▸ Supplied data:
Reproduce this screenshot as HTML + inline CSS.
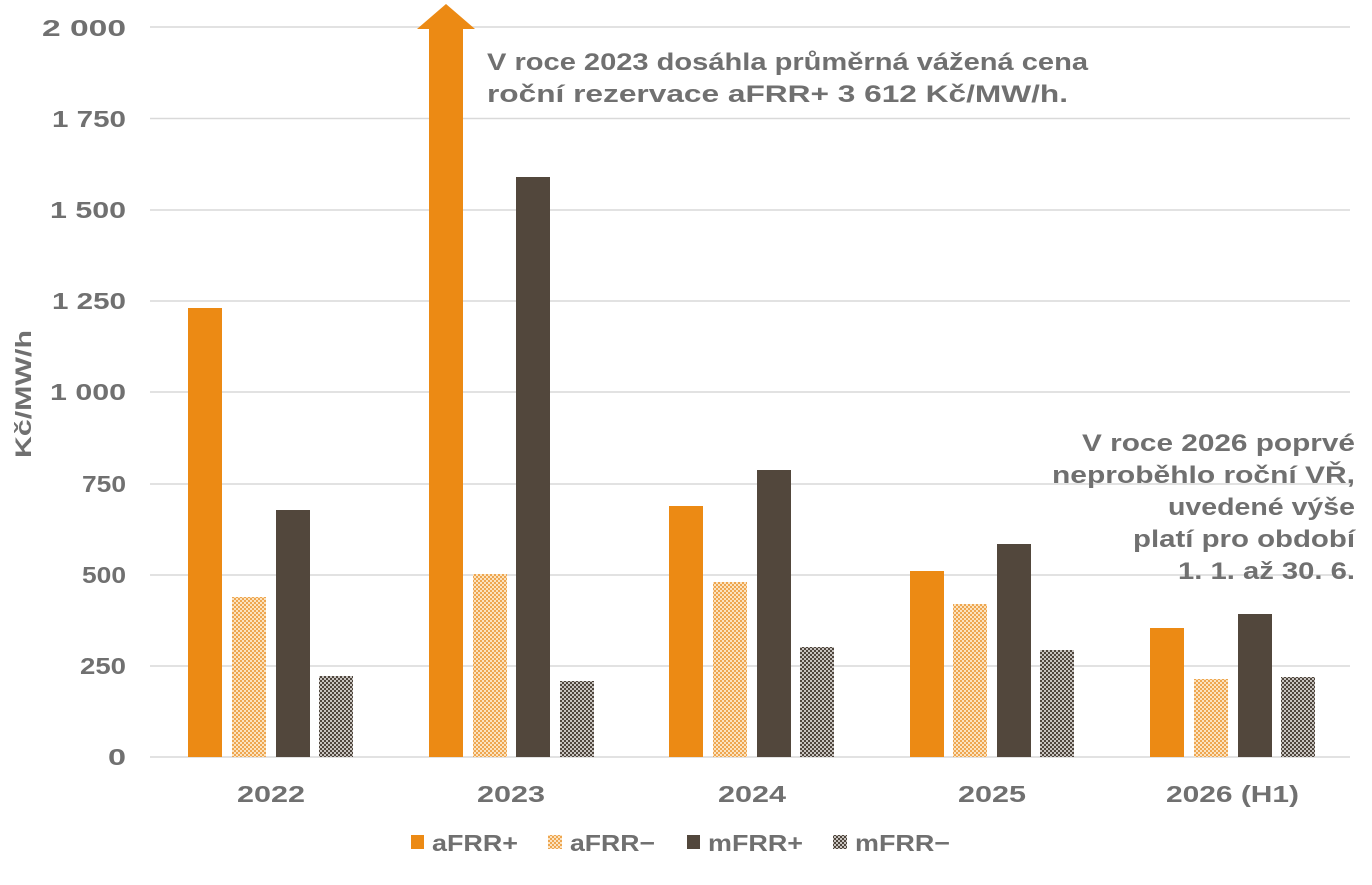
<!DOCTYPE html>
<html><head><meta charset="utf-8"><style>
html,body{margin:0;padding:0;background:#fff}
svg text{font-family:"Liberation Sans",sans-serif;font-weight:bold;fill:#707070}
</style></head><body>
<svg width="1372" height="880" viewBox="0 0 1372 880" xmlns="http://www.w3.org/2000/svg">
<defs>
<pattern id="pa" width="4" height="4" patternUnits="userSpaceOnUse"><rect width="4" height="4" fill="#fbe3c0"/><rect width="2" height="2" fill="#eea650"/><rect x="2" y="2" width="2" height="2" fill="#eea650"/></pattern>
<pattern id="pm" width="4" height="4" patternUnits="userSpaceOnUse"><rect width="4" height="4" fill="#c8c4c0"/><rect width="2" height="2" fill="#4f463d"/><rect x="2" y="2" width="2" height="2" fill="#4f463d"/></pattern>
</defs>
<g stroke="#d9d9d9" stroke-width="1.5">
<line x1="150" x2="1350" y1="27" y2="27"/><line x1="150" x2="1350" y1="118.5" y2="118.5"/>
<line x1="150" x2="1350" y1="210" y2="210"/><line x1="150" x2="1350" y1="301" y2="301"/>
<line x1="150" x2="1350" y1="392" y2="392"/><line x1="150" x2="1350" y1="484" y2="484"/>
<line x1="150" x2="1350" y1="575" y2="575"/><line x1="150" x2="1350" y1="666" y2="666"/>
<line x1="150" x2="1350" y1="757" y2="757"/>
</g>
<g font-size="23">
<text x="42" y="36" textLength="84" lengthAdjust="spacingAndGlyphs">2 000</text>
<text x="52" y="127" textLength="74" lengthAdjust="spacingAndGlyphs">1 750</text>
<text x="50" y="218" textLength="76" lengthAdjust="spacingAndGlyphs">1 500</text>
<text x="52" y="309" textLength="74" lengthAdjust="spacingAndGlyphs">1 250</text>
<text x="50" y="400" textLength="76" lengthAdjust="spacingAndGlyphs">1 000</text>
<text x="82" y="492" textLength="44" lengthAdjust="spacingAndGlyphs">750</text>
<text x="82" y="583" textLength="44" lengthAdjust="spacingAndGlyphs">500</text>
<text x="80" y="674" textLength="46" lengthAdjust="spacingAndGlyphs">250</text>
<text x="108" y="765" textLength="18" lengthAdjust="spacingAndGlyphs">0</text>
</g>
<text transform="translate(31,458) rotate(-90)" font-size="22" textLength="128" lengthAdjust="spacingAndGlyphs">Kč/MW/h</text>
<rect x="188" y="308" width="34" height="449" fill="#ec8a14"/>
<rect x="232" y="597" width="34" height="160" fill="url(#pa)"/>
<rect x="276" y="510" width="34" height="247" fill="#52473c"/>
<rect x="319" y="676" width="34" height="81" fill="url(#pm)"/>
<rect x="429" y="27" width="34" height="730" fill="#ec8a14"/>
<polygon points="417,29 446,4 475,29" fill="#ec8a14"/>
<rect x="473" y="574" width="34" height="183" fill="url(#pa)"/>
<rect x="516" y="177" width="34" height="580" fill="#52473c"/>
<rect x="560" y="681" width="34" height="76" fill="url(#pm)"/>
<rect x="669" y="506" width="34" height="251" fill="#ec8a14"/>
<rect x="713" y="582" width="34" height="175" fill="url(#pa)"/>
<rect x="757" y="470" width="34" height="287" fill="#52473c"/>
<rect x="800" y="647" width="34" height="110" fill="url(#pm)"/>
<rect x="910" y="571" width="34" height="186" fill="#ec8a14"/>
<rect x="953" y="604" width="34" height="153" fill="url(#pa)"/>
<rect x="997" y="544" width="34" height="213" fill="#52473c"/>
<rect x="1040" y="650" width="34" height="107" fill="url(#pm)"/>
<rect x="1150" y="628" width="34" height="129" fill="#ec8a14"/>
<rect x="1194" y="679" width="34" height="78" fill="url(#pa)"/>
<rect x="1238" y="614" width="34" height="143" fill="#52473c"/>
<rect x="1281" y="677" width="34" height="80" fill="url(#pm)"/>
<g font-size="23">
<text x="237" y="802" textLength="68" lengthAdjust="spacingAndGlyphs">2022</text>
<text x="477" y="802" textLength="68" lengthAdjust="spacingAndGlyphs">2023</text>
<text x="718" y="802" textLength="68" lengthAdjust="spacingAndGlyphs">2024</text>
<text x="958" y="802" textLength="68" lengthAdjust="spacingAndGlyphs">2025</text>
<text x="1166" y="802" textLength="133" lengthAdjust="spacingAndGlyphs">2026 (H1)</text>
</g>
<g font-size="24">
<text x="487" y="70" textLength="601" lengthAdjust="spacingAndGlyphs">V roce 2023 dosáhla průměrná vážená cena</text>
<text x="487" y="102" textLength="581" lengthAdjust="spacingAndGlyphs">roční rezervace aFRR+ 3 612 Kč/MW/h.</text>
</g>
<g font-size="24">
<text x="1082" y="451" textLength="273" lengthAdjust="spacingAndGlyphs">V roce 2026 poprvé</text>
<text x="1052" y="483" textLength="303" lengthAdjust="spacingAndGlyphs">neproběhlo roční VŘ,</text>
<text x="1168" y="515" textLength="187" lengthAdjust="spacingAndGlyphs">uvedené výše</text>
<text x="1133" y="547" textLength="222" lengthAdjust="spacingAndGlyphs">platí pro období</text>
<text x="1178" y="579" textLength="177" lengthAdjust="spacingAndGlyphs">1. 1. až 30. 6.</text>
</g>
<g font-size="23">
<rect x="411" y="835" width="13" height="14" fill="#ec8a14"/><text x="432" y="851" textLength="86" lengthAdjust="spacingAndGlyphs">aFRR+</text>
<rect x="548" y="835" width="14" height="14" fill="url(#pa)"/><text x="570" y="851" textLength="85" lengthAdjust="spacingAndGlyphs">aFRR−</text>
<rect x="687" y="835" width="13" height="14" fill="#52473c"/><text x="708" y="851" textLength="95" lengthAdjust="spacingAndGlyphs">mFRR+</text>
<rect x="833" y="835" width="14" height="14" fill="url(#pm)"/><text x="855" y="851" textLength="95" lengthAdjust="spacingAndGlyphs">mFRR−</text>
</g>
</svg>
</body></html>
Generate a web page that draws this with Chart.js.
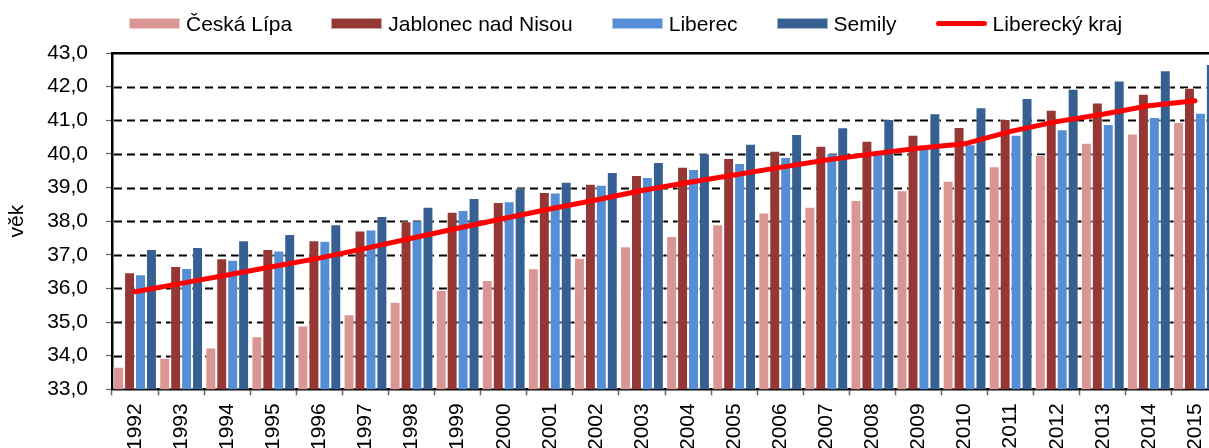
<!DOCTYPE html>
<html lang="cs">
<head>
<meta charset="utf-8">
<title>Průměrný věk</title>
<script src="https://cdn.jsdelivr.net/npm/chart.js@4.4.1/dist/chart.umd.min.js"></script>
<style>
  html, body { margin: 0; padding: 0; background: #fff; overflow: hidden; }
  #wrap { position: relative; width: 1240px; height: 460px; }
  #legend {
    position: absolute; left: 129px; top: 13px;
    display: flex; align-items: center; white-space: nowrap;
    font: 21px "Liberation Sans", Arial, sans-serif; line-height: 21px; color: #000;
  }
  #legend .item { display: flex; align-items: center; margin-right: 39px; }
  #legend .item:last-child { margin-right: 0; }
  #legend .box { display: inline-block; width: 51px; height: 11px; box-sizing: border-box; margin-right: 6px; }
</style>
</head>
<body>
<div id="wrap">
  <canvas id="vekChart" width="1240" height="460"></canvas>
  <div id="legend"></div>
</div>
<script>
const years = ['1992', '1993', '1994', '1995', '1996', '1997', '1998', '1999', '2000', '2001', '2002', '2003',
  '2004', '2005', '2006', '2007', '2008', '2009', '2010', '2011', '2012', '2013', '2014', '2015'];

const ceskaLipa = [33.67, 33.94, 34.24, 34.58, 34.90, 35.23, 35.60, 35.96, 36.25, 36.60, 36.91, 37.25,
  37.56, 37.91, 38.26, 38.43, 38.63, 38.92, 39.20, 39.63, 39.97, 40.33, 40.61, 40.95];
const jablonec = [36.48, 36.67, 36.90, 37.17, 37.43, 37.72, 38.00, 38.28, 38.57, 38.87, 39.11, 39.37,
  39.62, 39.88, 40.09, 40.24, 40.39, 40.57, 40.80, 41.04, 41.31, 41.53, 41.79, 41.97];
const liberec = [36.42, 36.61, 36.85, 37.13, 37.42, 37.75, 38.02, 38.33, 38.59, 38.85, 39.08, 39.31,
  39.55, 39.73, 39.91, 40.02, 40.09, 40.20, 40.29, 40.57, 40.73, 40.89, 41.10, 41.22];
const semily = [37.17, 37.23, 37.43, 37.62, 37.91, 38.15, 38.43, 38.69, 38.98, 39.17, 39.46, 39.76,
  40.02, 40.30, 40.59, 40.79, 41.04, 41.21, 41.39, 41.66, 41.94, 42.18, 42.49, 42.67];
const libereckyKraj = [35.90, 36.15, 36.40, 36.65, 36.90, 37.19, 37.49, 37.79, 38.08, 38.36, 38.63, 38.91,
  39.15, 39.37, 39.60, 39.82, 40.00, 40.17, 40.30, 40.67, 40.96, 41.18, 41.43, 41.58];

const yMin = 33;
const yMax = 43;

const FONT = '"Liberation Sans", Arial, sans-serif';
Chart.defaults.font.family = FONT;
Chart.defaults.font.size = 21;
Chart.defaults.color = '#000';

function barSet(label, data, color) {
  return {
    type: 'bar',
    label: label,
    data: data,
    backgroundColor: color,
    borderColor: 'rgba(255, 255, 255, 0.55)',
    borderWidth: 1,
    barPercentage: 1.0,
    categoryPercentage: 0.95,
    order: 1
  };
}

const datasets = [
  barSet('Česká Lípa', ceskaLipa, '#D99694'),
  barSet('Jablonec nad Nisou', jablonec, '#953735'),
  barSet('Liberec', liberec, '#558ED5'),
  barSet('Semily', semily, '#376092'),
  {
    type: 'line',
    label: 'Liberecký kraj',
    data: libereckyKraj,
    borderColor: '#FF0000',
    borderWidth: 5,
    borderCapStyle: 'round',
    borderJoinStyle: 'round',
    pointRadius: 0,
    tension: 0,
    fill: false,
    order: 0
  }
];

// dashed horizontal grid, drawn under the bars
const dashedGrid = {
  id: 'dashedGrid',
  beforeDatasetsDraw(ch) {
    const {ctx, chartArea} = ch;
    const y = ch.scales.y;
    ctx.save();
    ctx.strokeStyle = '#000';
    ctx.lineWidth = 1.8;
    ctx.setLineDash([8, 5]);
    y.ticks.forEach(t => {
      if (t.value <= yMin || t.value >= yMax) return;
      const py = Math.round(y.getPixelForValue(t.value)) + 0.5;
      ctx.beginPath();
      ctx.moveTo(chartArea.left + 2, py);
      ctx.lineTo(chartArea.right, py);
      ctx.stroke();
    });
    ctx.restore();
  }
};

const chart = new Chart(document.getElementById('vekChart').getContext('2d'), {
  data: { labels: years, datasets: datasets },
  plugins: [dashedGrid],
  options: {
    responsive: false,
    animation: false,
    layout: { padding: { top: 53, right: 22, bottom: 0, left: 0 } },
    plugins: {
      legend: { display: false },
      tooltip: { enabled: false }
    },
    scales: {
      x: {
        position: 'bottom',
        offset: true,
        grid: { offset: true, drawOnChartArea: false, drawTicks: true, tickLength: 6, tickColor: '#666', tickWidth: 1.5 },
        border: { display: true, color: '#000', width: 2.5 },
        ticks: { autoSkip: false, minRotation: 90, maxRotation: 90, padding: 8, color: '#000' },
        afterFit: scale => { scale.height = 70.7; }
      },
      xTop: {
        type: 'category',
        position: 'top',
        grid: { display: false, drawTicks: false },
        ticks: { display: false },
        border: { display: true, color: '#000', width: 2.5 },
        afterFit: scale => { scale.height = 0; }
      },
      y: {
        min: yMin,
        max: yMax,
        grid: { drawOnChartArea: false, tickLength: 6, tickColor: '#666', tickWidth: 1.2 },
        border: { display: true, color: '#000', width: 2.5 },
        ticks: {
          stepSize: 1,
          padding: 18,
          color: '#000',
          callback: value => value.toFixed(1).replace('.', ',')
        },
        title: { display: true, text: 'věk', color: '#000', padding: { top: 5, bottom: 0 } },
        afterFit: scale => { scale.width = 112; }
      }
    }
  }
});

// legend kept as html, built from the datasets
function buildLegend(ch) {
  const box = document.getElementById('legend');
  ch.data.datasets.forEach(ds => {
    const item = document.createElement('span');
    item.className = 'item';
    const sw = document.createElement('span');
    sw.className = 'box';
    if (ds.type === 'line') {
      sw.style.height = ds.borderWidth + 'px';
      sw.style.borderRadius = '3px';
      sw.style.background = ds.borderColor;
    } else {
      sw.style.background = ds.backgroundColor;
      sw.style.border = '1px solid ' + ds.borderColor;
    }
    const txt = document.createElement('span');
    txt.textContent = ds.label;
    item.appendChild(sw);
    item.appendChild(txt);
    box.appendChild(item);
  });
}
buildLegend(chart);
</script>
</body>
</html>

▸ Set problem: Gather up every line from the listing above in which the word "inline" occurs.

▸ Result of this task:
Reproduce this screenshot as HTML + inline CSS.
  #legend .box { display: inline-block; width: 51px; height: 11px; box-sizing: border-box; margin-right: 6px; }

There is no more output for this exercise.